- CKD non-dialysis
8 plus leftovers
- 12 pound turkey, fresh or frozen (avoid self-basting)
- 1 teaspoon poultry seasoning
- 4 sprigs fresh parsley
- 4 sprigs fresh sage
- 4 sprigs fresh rosemary
- 4 sprigs fresh thyme
- 1/2 cup unsalted butter
- 1 cup low-sodium turkey stock from turkey giblets
Check plastic wrap on turkey to determine cooking time.
Preheat oven to 425º F. Remove neck and giblet bag from cavity of turkey. Rinse turkey with cold water, then pat dry with clean paper towels.
Using several fingers, loosen skin from turkey breast and drumsticks. Rub poultry seasoning onto turkey flesh under skin.

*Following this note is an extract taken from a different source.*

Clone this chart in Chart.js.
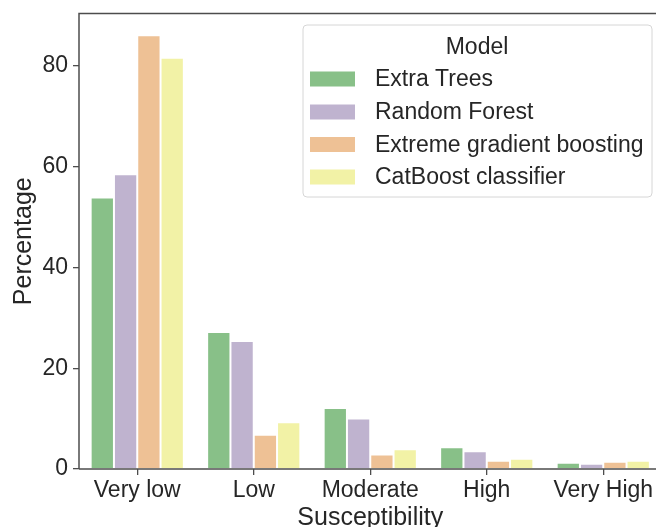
<!DOCTYPE html>
<html>
<head>
<meta charset="utf-8">
<script src="https://cdn.jsdelivr.net/npm/chart.js@4/dist/chart.umd.min.js"></script>
<style>
html,body{margin:0;padding:0;background:#fff;overflow:hidden;}
#wrap{width:672px;height:527px;}
</style>
</head>
<body>
<div id="wrap"><canvas id="c" width="672" height="527"></canvas></div>
<script>
const categories = ["Very low", "Low", "Moderate", "High", "Very High"];
const models = ["Extra Trees", "Random Forest", "Extreme gradient boosting", "CatBoost classifier"];
const extraTrees = [53.9, 27.2, 12.1, 4.3, 1.25];
const randomForest = [58.5, 25.4, 10.0, 3.5, 1.05];
const xgboost = [86.1, 6.8, 2.9, 1.65, 1.45];
const catboost = [81.6, 9.3, 3.9, 2.05, 1.65];
const yTicks = [0, 20, 40, 60, 80];
const colors = ["#88c088", "#bfb3cf", "#eec195", "#f2f2a6"];

const seriesValues = [extraTrees, randomForest, xgboost, catboost];
const FONT = "'Liberation Sans', Arial, sans-serif";
const TXT = "#262626";
const SPINE = "#4d4d4d";

const legendPlugin = {
  id: 'boxLegend',
  afterDraw(chart) {
    const ctx = chart.ctx;
    ctx.save();
    const x0 = 303, y0 = 25, x1 = 652, y1 = 197, r = 4;
    ctx.beginPath();
    ctx.moveTo(x0 + r, y0);
    ctx.lineTo(x1 - r, y0); ctx.quadraticCurveTo(x1, y0, x1, y0 + r);
    ctx.lineTo(x1, y1 - r); ctx.quadraticCurveTo(x1, y1, x1 - r, y1);
    ctx.lineTo(x0 + r, y1); ctx.quadraticCurveTo(x0, y1, x0, y1 - r);
    ctx.lineTo(x0, y0 + r); ctx.quadraticCurveTo(x0, y0, x0 + r, y0);
    ctx.closePath();
    ctx.fillStyle = 'rgba(255,255,255,0.8)';
    ctx.fill();
    ctx.strokeStyle = '#d6d6d6';
    ctx.lineWidth = 1;
    ctx.stroke();
    ctx.fillStyle = TXT;
    ctx.font = "23px " + FONT;
    ctx.textAlign = 'center';
    ctx.textBaseline = 'middle';
    ctx.fillText('Model', 477, 48);
    ctx.textAlign = 'left';
    const ys = [79, 112, 144.5, 177];
    chart.data.datasets.forEach((ds, i) => {
      ctx.fillStyle = ds.backgroundColor;
      ctx.fillRect(310, ys[i] - 7.5, 45, 15);
      ctx.fillStyle = TXT;
      ctx.fillText(ds.label, 375, ys[i] + 1);
    });
    ctx.restore();
  }
};

const spinePlugin = {
  id: 'spines',
  afterDatasetsDraw(chart) {
    const a = chart.chartArea, ctx = chart.ctx;
    ctx.save();
    ctx.strokeStyle = SPINE;
    ctx.lineWidth = 1.5;
    ctx.beginPath();
    ctx.moveTo(a.left, a.bottom); ctx.lineTo(a.left, a.top); ctx.lineTo(a.right + 20, a.top);
    ctx.moveTo(a.left, a.bottom); ctx.lineTo(a.right + 20, a.bottom);
    ctx.stroke();
    ctx.restore();
  }
};

new Chart(document.getElementById('c'), {
  type: 'bar',
  data: {
    labels: categories,
    datasets: models.map((m, i) => ({
      label: m,
      data: seriesValues[i],
      backgroundColor: colors[i],
      borderColor: '#ffffff',
      borderWidth: 1,
      categoryPercentage: 0.8,
      barPercentage: 1.0
    }))
  },
  options: {
    responsive: false,
    devicePixelRatio: 1,
    animation: false,
    layout: { padding: { left: 0, top: 13.5, right: 10.5, bottom: 0 } },
    plugins: { legend: { display: false }, tooltip: { enabled: false } },
    scales: {
      x: {
        offset: true,
        grid: { display: true, drawOnChartArea: false, offset: false, tickLength: 6, color: SPINE, lineWidth: 1.3 },
        border: { display: false },
        ticks: { color: TXT, font: { family: FONT, size: 23 }, padding: 2, maxRotation: 0 },
        title: { display: true, text: 'Susceptibility', color: TXT, font: { family: FONT, size: 25, lineHeight: 0.7 }, padding: { top: 0, bottom: 0 } },
        afterFit(s) { s.height = 58; s.paddingLeft = 0; s.paddingRight = 0; }
      },
      y: {
        min: 0,
        max: 90.4,
        grid: { display: true, drawOnChartArea: false, tickLength: 6, color: SPINE, lineWidth: 1.3 },
        border: { display: false },
        ticks: { color: TXT, font: { family: FONT, size: 23 }, padding: 5, stepSize: 20 },
        afterBuildTicks(s) { s.ticks = yTicks.map(v => ({ value: v })); },
        title: { display: true, text: 'Percentage', color: TXT, font: { family: FONT, size: 25, lineHeight: 1 }, padding: { top: 12, bottom: 0 } },
        afterFit(s) { s.width = 79; s.paddingTop = 0; s.paddingBottom = 0; }
      }
    }
  },
  plugins: [spinePlugin, legendPlugin]
});
</script>
</body>
</html>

Place parsley, sage, rosemary, and thyme sprigs between turkey skin and flesh.
Place a meat thermometer in the fleshy part of the thigh, without touching the bone.
Coat turkey with melted butter (or oil) and place breast side up in a roasting pan on a rack. Cover loosely with aluminum foil. Cook 30 minutes then reduce heat to 325º F.
Begin basting the turkey every 15 to 20 minutes with the giblet stock and pan juices. During last 30 minutes remove foil from roasting pan. Cook until meat thermometer registers 165º F.
Let turkey rest 30 minutes before carving.
Nutrients per serving
- Calories 144
- Protein 25 g
- Carbohydrates 0 g
- Fat 4 g
- Cholesterol 64 mg
- Sodium 57 mg
- Potassium 256 mg
- Phosphorus 182 mg
- Calcium 22 mg
- Fiber 0 g
Renal and renal diabetic food choices
Three days before serving: if frozen, thaw turkey in refrigerator for 3 days. One day before serving: remove giblets from turkey and make giblet stock (see recipe).
Make the Fresh Herb Cranberry Stuffing
if you wish to stuff the turkey. After step 3 above loosely place stuffing in the body cavity and neck. Use skewers and string to fasten neck skin under the body and tie legs together.
For CKD non-dialysis diet, please reduce serving size to match your meal plan.